LOS ANGELES - The Board of Immigration Appeals (BIA) has vacated an immigration judge's ruling ordering the deportation of an HIV-positive immigrant convicted of solicitation for oral sex.
The order follows a motion by the Department of Homeland Security (DHS) seeking to retract its earlier argument that the man's HIV status made his solicitation conviction a "particularly serious crime."
The DHS motion came shortly after Lambda Legal and the HIV Law Project submitted a friend-of-the-court brief in the case, "In the Matter of Ramirez," asking the BIA to overturn the Immigration Judge's ruling, arguing that contracting HIV through oral sex is extremely rare, if not impossible absent extenuating circumstances.
"This is great news and an important step by a government agency in recognizing and correcting commonly-held misconceptions about the transmissibility of HIV," Lambda Legal HIV Project director Scott Schoettes said. "More importantly, this is a wonderful outcome for Mr. Ramirez, whose HIV status will not be used as an excuse to compel his return to a place where he has been abused and persecuted."
"This is a welcome reprieve for Jose Luis," said Munmeeth K. Soni of the Public Law Center, who directly represented Ramirez in his appeal. "And it highlights the importance of ensuring an immigration court is provided with accurate and up-to-date information before making what may literally be a 'life-or-death' decision for the person before it."
Jose Luis Ramirez is a gay immigrant living with HIV who in 2006 qualified for withholding of removal under the Immigration and Nationality Act because of the repeated abuse he suffered at the hands of police officers in Mexico.
In 2009, Ramirez became homeless when the nonprofit organization for which he worked went bankrupt and his long-term relationship ended. He was arrested and charged with solicitation after agreeing to perform oral sex on an undercover police officer in exchange for money.
In 2012, the U.S. Department of Homeland Security (DHS) sought to terminate his withholding of removal, alleging that Ramirez's HIV status elevated his solicitation conviction to the level of a "particularly serious crime." Notwithstanding the undercover officer's admission that Ramirez had agreed to use condoms, and Ramirez's assertion that he planned to inform the officer of his HIV status before performing oral sex, the immigration judge terminated the withholding of removal order.
"DHS' motion represents a long-overdue adjustment of attitudes regarding the responsibility for preventing HIV transmission," said Cristina Velez of the HIV Law Project. "It is high-time for the State of California to repeal the statute that mandates the HIV testing of those convicted of solicitation or prostitution - and then elevates any future conviction from a misdemeanor to a felony if the person is HIV-positive."
The Lambda Legal/HIV Law Project authored brief - which was submitted on behalf of the American Academy of HIV Medicine, the Association of Nurses in AIDS Care, GLMA: Health Professionals Advancing LGBT Equality (formerly the Gay & Lesbian Medical Association), the L.A. Gay & Lesbian Center, the National Alliance of State and Territorial AIDS Directors, and the San Francisco AIDS Foundation - cited a number of studies concluding that there have been no documented cases of HIV transmission as a result of an HIV-positive person performing oral sex and demonstrating the highly unlikely occurrence of such a transmission.

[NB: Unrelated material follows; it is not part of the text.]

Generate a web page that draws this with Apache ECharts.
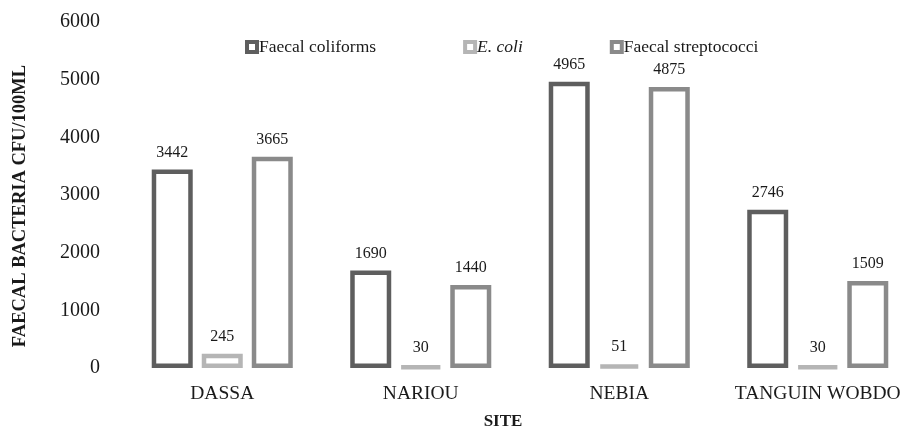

The brief also argued that the Immigration Judge overestimated the lethality of HIV, which is more and more considered a chronic, manageable condition for people who learn of their status in a timely fashion and are provided with access to quality care and treatment.
Read the motion HERE.
Read the decision HERE.
The case is "In the Matter of Ramirez." Ramirez is represented by Munmeeth K. Soni of the Public Law Center, which provides pro bono legal representation to low-income residents of Orange County. The amicus brief was authored by Lambda Legal HIV Project director Scott A. Schoettes, and co-authored by Alison Yager and Cristina Velez of the HIV Law Project.